Towards Effective and Compact Contextual Representation for Conformer Transducer Speech Recognition Systems
This addresses the challenge of improving streaming speech recognition accuracy by efficiently using historical context, though it is incremental as it builds on existing Conformer-Transducer methods.
The paper tackled the problem of incorporating long-range cross-utterance context in ASR systems by learning compact low-dimensional contextual features in a Conformer-Transducer Encoder, resulting in statistically significant WER reductions of 0.7% to 0.5% absolute (4.3% to 3.1% relative) on dev and test data.
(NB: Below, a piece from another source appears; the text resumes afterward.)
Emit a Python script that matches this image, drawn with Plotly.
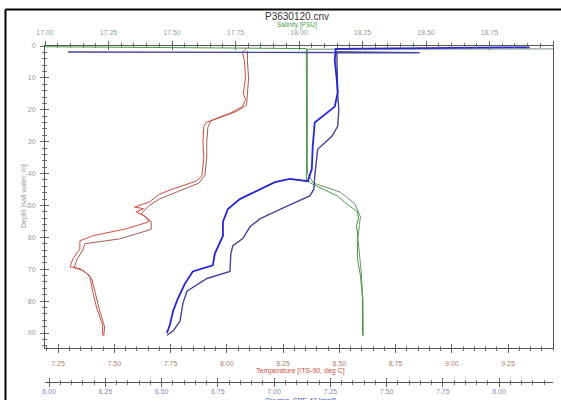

Current ASR systems are mainly trained and evaluated at the utterance level. Long range cross utterance context can be incorporated. A key task is to derive a suitable compact representation of the most relevant history contexts. In contrast to previous researches based on either LSTM-RNN encoded histories that attenuate the information from longer range contexts, or frame level concatenation of transformer context embeddings, in this paper compact low-dimensional cross utterance contextual features are learned in the Conformer-Transducer Encoder using specially designed attention pooling layers that are applied over efficiently cached preceding utterances history vectors. Experiments on the 1000-hr Gigaspeech corpus demonstrate that the proposed contextualized streaming Conformer-Transducers outperform the baseline using utterance internal context only with statistically significant WER reductions of 0.7% to 0.5% absolute (4.3% to 3.1% relative) on the dev and test data.